I get it. If the guy was someone who had worked with him and for him for years then Meyer might have tried, if he knew that the guy had a problem, to support him and get him some help.
Not sure if that’s what happened. From everything I’ve read, however, all the coaches’ wives on the staff knew this was a problem. If that’s the case, Meyer’s fate may be sealed.
He can kiss his analysts position goodbye, especially at ESPN, if he gets fired for that. You know they don’t play that.
With his resume, though, he’ll definitely land a gig somewhere, if he wants. There’s gotta be a power five school that will hire a guy like Meyer even with all that’s happened.
On a related note, will Pitino ever coach again?
Barefoot and pregnant. Old school.
Pretty shocking news to say the least.
I’ll tell ya’ one thing. I’ve spoken with three hardcore Buckeye football fans who all agree.
If he knew about all this, he’s gotta go.

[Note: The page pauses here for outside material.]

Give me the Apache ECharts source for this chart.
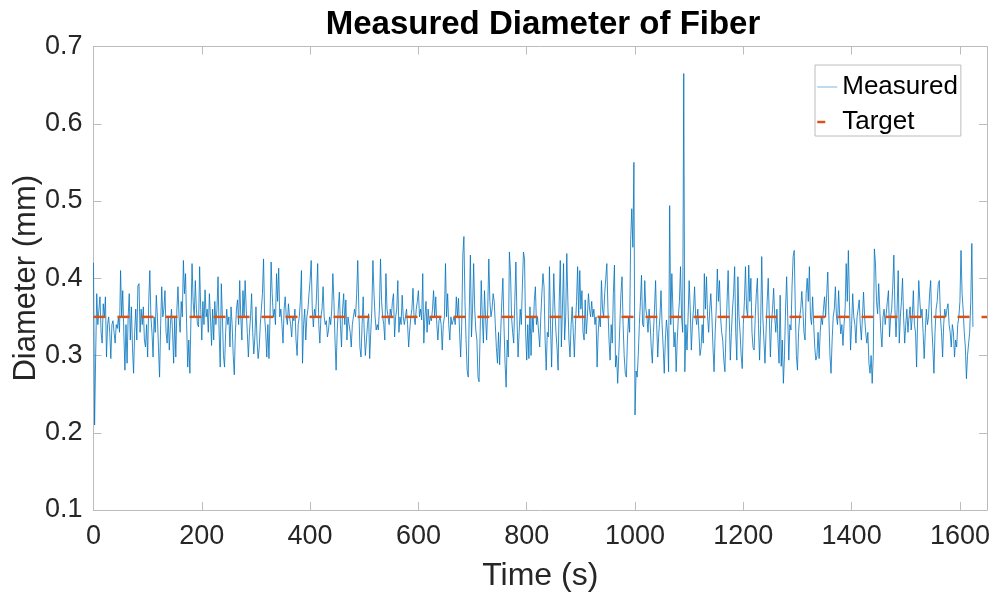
<!DOCTYPE html>
<html><head><meta charset="utf-8">
<script src="https://cdn.jsdelivr.net/npm/echarts@6/dist/echarts.min.js"></script>
<style>html,body{margin:0;padding:0;background:#fff}#c{width:997px;height:599px}</style>
</head><body><div id="c"></div>
<script>
// ---- data ----
const sampleStep = 2; // seconds between samples
const seg0 = [0.42,0.21,0.30,0.38,0.34,0.36,0.376,0.33,0.316,0.367,
0.35,0.376,0.298,0.34,0.35,0.33,0.296,0.34,0.345,0.33,
0.316,0.34,0.335,0.35,0.33,0.41,0.35,0.384,0.33,0.281,
0.34,0.29,0.35,0.38,0.32,0.363,0.31,0.277,0.33,0.36,
0.32,0.39,0.393,0.33,0.36,0.34,0.363,0.32,0.311,0.34,
0.298,0.37,0.41,0.35,0.33,0.298,0.35,0.33,0.378,0.35,
0.31,0.272,0.34,0.389,0.35,0.36,0.384,0.33,0.316,0.35,
0.307,0.34,0.36,0.33,0.29,0.35,0.298,0.36,0.389,0.35,
0.33,0.37,0.35,0.423,0.38,0.406,0.34,0.285,0.32,0.277,
0.35,0.419,0.37,0.35,0.397,0.36,0.34,0.337,0.415,0.36];
const seg1 = [0.32,0.37,0.34,0.385,0.35,0.36,0.33,0.38,0.35,0.313,
0.36,0.32,0.37,0.34,0.36,0.402,0.33,0.285,0.393,0.35,
0.30,0.285,0.33,0.36,0.34,0.35,0.311,0.363,0.34,0.30,
0.275,0.33,0.36,0.372,0.34,0.397,0.35,0.32,0.384,0.35,
0.397,0.36,0.33,0.298,0.33,0.35,0.38,0.33,0.302,0.324,
0.363,0.32,0.296,0.31,0.34,0.36,0.38,0.425,0.35,0.33,
0.298,0.34,0.296,0.35,0.421,0.38,0.35,0.36,0.34,0.406,
0.37,0.413,0.35,0.36,0.34,0.316,0.36,0.376,0.35,0.34,
0.367,0.35,0.34,0.324,0.35,0.345,0.36,0.32,0.30,0.34,
0.35,0.37,0.41,0.29,0.34,0.36,0.32,0.35,0.36,0.38];
const seg2 = [0.397,0.423,0.36,0.337,0.36,0.35,0.38,0.419,0.34,0.316,
0.35,0.36,0.389,0.35,0.34,0.345,0.324,0.333,0.35,0.34,
0.36,0.406,0.37,0.32,0.281,0.33,0.36,0.382,0.34,0.311,
0.36,0.38,0.34,0.372,0.32,0.35,0.34,0.33,0.311,0.34,
0.35,0.36,0.35,0.38,0.423,0.36,0.31,0.298,0.34,0.376,
0.33,0.30,0.32,0.34,0.354,0.296,0.33,0.36,0.423,0.38,
0.35,0.333,0.34,0.333,0.36,0.425,0.37,0.35,0.34,0.32,
0.406,0.36,0.35,0.34,0.36,0.35,0.37,0.38,0.324,0.35,
0.36,0.397,0.33,0.35,0.34,0.378,0.35,0.34,0.35,0.36,
0.34,0.311,0.333,0.35,0.36,0.387,0.35,0.34,0.36,0.37];
const seg3 = [0.384,0.35,0.36,0.346,0.406,0.316,0.35,0.37,0.33,0.36,
0.34,0.35,0.345,0.36,0.384,0.35,0.376,0.34,0.32,0.345,
0.35,0.34,0.307,0.34,0.35,0.419,0.35,0.38,0.34,0.32,
0.35,0.34,0.345,0.35,0.34,0.376,0.35,0.374,0.33,0.298,
0.34,0.43,0.454,0.37,0.32,0.281,0.272,0.36,0.43,0.324,
0.36,0.419,0.36,0.333,0.32,0.272,0.266,0.33,0.397,0.35,
0.316,0.384,0.35,0.32,0.36,0.425,0.37,0.35,0.36,0.38,
0.37,0.34,0.31,0.29,0.33,0.288,0.33,0.37,0.40,0.34,
0.29,0.259,0.32,0.298,0.434,0.41,0.35,0.33,0.316,0.37,
0.421,0.35,0.298,0.33,0.36,0.34,0.39,0.434,0.425,0.33];
const seg4 = [0.294,0.34,0.296,0.363,0.30,0.35,0.33,0.37,0.389,0.34,
0.35,0.33,0.311,0.35,0.38,0.406,0.389,0.32,0.281,0.33,
0.324,0.415,0.34,0.285,0.35,0.406,0.36,0.33,0.31,0.281,
0.37,0.423,0.311,0.36,0.419,0.32,0.35,0.432,0.37,0.32,
0.298,0.34,0.363,0.33,0.298,0.34,0.37,0.415,0.35,0.41,
0.36,0.384,0.33,0.32,0.372,0.328,0.35,0.38,0.36,0.35,
0.37,0.35,0.36,0.34,0.35,0.285,0.33,0.35,0.337,0.397,
0.36,0.35,0.38,0.40,0.419,0.36,0.32,0.294,0.34,0.316,
0.38,0.417,0.285,0.30,0.264,0.30,0.34,0.38,0.402,0.34,
0.30,0.277,0.272,0.32,0.35,0.33,0.45,0.49,0.44,0.55];
const seg5 = [0.223,0.28,0.272,0.30,0.34,0.37,0.404,0.34,0.337,0.397,
0.36,0.35,0.33,0.36,0.34,0.31,0.29,0.33,0.36,0.397,
0.34,0.298,0.33,0.35,0.384,0.34,0.311,0.277,0.32,0.346,
0.33,0.279,0.494,0.34,0.406,0.36,0.311,0.33,0.279,0.32,
0.35,0.37,0.415,0.35,0.33,0.665,0.279,0.34,0.307,0.35,
0.397,0.36,0.307,0.34,0.36,0.389,0.35,0.34,0.36,0.33,
0.30,0.31,0.34,0.316,0.406,0.36,0.402,0.35,0.33,0.36,
0.38,0.35,0.31,0.279,0.33,0.36,0.412,0.37,0.397,0.35,
0.33,0.32,0.294,0.279,0.33,0.37,0.41,0.35,0.294,0.33,
0.36,0.38,0.415,0.33,0.294,0.402,0.35,0.33,0.30,0.283];
const seg6 = [0.34,0.37,0.415,0.36,0.35,0.417,0.37,0.40,0.33,0.31,
0.307,0.35,0.38,0.40,0.34,0.294,0.34,0.428,0.35,0.32,
0.29,0.33,0.37,0.40,0.35,0.298,0.34,0.36,0.387,0.35,
0.33,0.36,0.32,0.29,0.378,0.286,0.32,0.264,0.30,0.36,
0.402,0.35,0.294,0.34,0.333,0.39,0.428,0.436,0.36,0.30,
0.281,0.33,0.35,0.36,0.383,0.36,0.33,0.32,0.38,0.40,
0.37,0.415,0.35,0.34,0.376,0.34,0.31,0.294,0.30,0.33,
0.296,0.33,0.35,0.34,0.36,0.376,0.35,0.38,0.408,0.35,
0.30,0.277,0.32,0.35,0.36,0.389,0.35,0.34,0.384,0.35,
0.328,0.34,0.313,0.34,0.36,0.419,0.37,0.436,0.37,0.307];
const seg7 = [0.34,0.38,0.35,0.34,0.316,0.35,0.36,0.372,0.34,0.32,
0.35,0.382,0.35,0.33,0.316,0.33,0.29,0.277,0.30,0.264,
0.30,0.438,0.42,0.37,0.354,0.393,0.36,0.33,0.311,0.35,
0.36,0.34,0.355,0.37,0.384,0.324,0.35,0.36,0.39,0.43,
0.36,0.324,0.36,0.41,0.316,0.35,0.37,0.40,0.35,0.316,
0.34,0.36,0.33,0.35,0.363,0.333,0.35,0.384,0.34,0.33,
0.285,0.35,0.397,0.37,0.35,0.36,0.33,0.296,0.33,0.36,
0.34,0.35,0.38,0.397,0.34,0.31,0.277,0.33,0.36,0.37,
0.393,0.397,0.35,0.33,0.298,0.34,0.36,0.35,0.36,0.367,
0.34,0.33,0.311,0.34,0.33,0.298,0.32,0.311,0.34,0.35,
0.37,0.436,0.38,0.359,0.33,0.311,0.27,0.30,0.298,0.33,
0.37,0.445,0.337];
const measured = [].concat(seg0, seg1, seg2, seg3, seg4, seg5, seg6, seg7);
const targetDiameter = 0.35;
const xRange = [0, 1650];
const xTickStep = 200;
const yRange = [0.1, 0.7];
const yTickStep = 0.1;
const seriesNames = ['Measured', 'Target'];
const titleText = 'Measured Diameter of Fiber';
const xName = 'Time (s)';
const yName = 'Diameter (mm)';

// ---- chart ----
const FONT = '"Liberation Sans", Arial, Helvetica, sans-serif';
const TXT = '#262626';
const AX = '#bcbcbc';
const BLUE = '#0072BD';
const ORANGE = '#D95319';
const chart = echarts.init(document.getElementById('c'), null, {renderer: 'canvas'});
const measuredData = measured.map((v, i) => [i * sampleStep, v]);
const targetData = [[xRange[0], targetDiameter], [xRange[1], targetDiameter]];

const baseX = {
  type: 'value', min: xRange[0], max: xRange[1], interval: xTickStep,
  axisLine: {show: true, onZero: false, lineStyle: {color: AX, width: 1}},
  axisTick: {show: true, inside: true, length: 8, lineStyle: {color: AX}},
  splitLine: {show: false}
};
const baseY = {
  type: 'value', min: yRange[0], max: yRange[1], interval: yTickStep,
  axisLine: {show: true, onZero: false, lineStyle: {color: AX, width: 1}},
  axisTick: {show: true, inside: true, length: 8, lineStyle: {color: AX}},
  splitLine: {show: false}
};

chart.setOption({
  animation: false,
  backgroundColor: '#fff',
  color: [BLUE, ORANGE],
  textStyle: {fontFamily: FONT},
  title: {
    text: titleText, left: 538, top: 3, textAlign: 'center',
    textStyle: {fontFamily: FONT, fontSize: 33, fontWeight: 'bold', color: '#000'}
  },
  grid: {left: 93.5, right: 10, top: 46.5, bottom: 89, containLabel: false, outerBoundsMode: 'none'},
  legend: {
    show: true, orient: 'vertical', left: 815, top: 65, right: 'auto', bottom: 'auto',
    padding: [9, 3, 1, 1], itemGap: 9, itemWidth: 20, itemHeight: 14,
    backgroundColor: '#fff', borderColor: AX, borderWidth: 1, borderRadius: 0,
    textStyle: {fontFamily: FONT, fontSize: 26, lineHeight: 26, color: '#000'},
    selectedMode: false,
    data: [
      {name: seriesNames[0], itemStyle: {color: 'rgba(0,0,0,0)', borderWidth: 0},
       lineStyle: {color: '#5aa3d6', width: 0.8, type: 'solid'}},
      {name: seriesNames[1], itemStyle: {color: 'rgba(0,0,0,0)', borderWidth: 0},
       lineStyle: {color: ORANGE, width: 2.5, type: [8, 30]}}
    ]
  },
  xAxis: [
    Object.assign({}, baseX, {
      position: 'bottom', name: xName, nameLocation: 'middle', nameGap: 50,
      nameMoveOverlap: false,
      nameTextStyle: {fontFamily: FONT, fontSize: 32, color: TXT},
      axisLabel: {show: true, fontFamily: FONT, fontSize: 27, color: TXT, margin: 13,
                  formatter: v => String(v)}
    }),
    Object.assign({}, baseX, {position: 'top', axisLabel: {show: false}})
  ],
  yAxis: [
    Object.assign({}, baseY, {
      position: 'left', name: yName, nameLocation: 'middle', nameGap: 52,
      nameMoveOverlap: false,
      nameTextStyle: {fontFamily: FONT, fontSize: 31, color: TXT},
      axisLabel: {show: true, fontFamily: FONT, fontSize: 27, color: TXT, margin: 11,
                  formatter: v => v.toFixed(1)}
    }),
    Object.assign({}, baseY, {position: 'right', axisLabel: {show: false}})
  ],
  series: [
    {
      name: seriesNames[0], type: 'line', data: measuredData,
      xAxisIndex: 0, yAxisIndex: 0, symbol: 'none', showSymbol: false,
      sampling: null, silent: true,
      itemStyle: {color: BLUE},
      lineStyle: {color: BLUE, width: 0.8}
    },
    {
      name: seriesNames[1], type: 'line', data: targetData,
      xAxisIndex: 0, yAxisIndex: 0, symbol: 'none', showSymbol: false, silent: true,
      itemStyle: {color: ORANGE},
      lineStyle: {color: ORANGE, width: 2.5, type: [12, 12]}
    }
  ]
});
</script>
</body></html>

Vegas lists him as a heavy favorite to be gone.
I’d still take him staying at plus money.
I’m sure Swinney appreciates the compliment but at this point, Meyer’s resume is a little loftier. Once he’s out of the game, which might be soon, I’d gladly give the dap to Dabo.
I look forward to your take on the matter. It’s ‘still quite the mess and wondering when all the truth will come out…. or if it will.
Won’t speak now on UM but as an Alabama alum and fan, it scares me to think of what Saban must deal with between the questionable recruits he gets and the 40 plus staffers that work in the UA program that could go off the rails at any time.
Saban’s even more bullet proof than Meyer, Moose.
I still think Meyer will be coaching Ohio State this season.
I guess we shall see.
But you’re right. I know the salaries are nice but who the hell would want to deal with all that mess?
Just when you think everything is all honky-dory, one of your players, or worse, coaches, goes and does something stupid.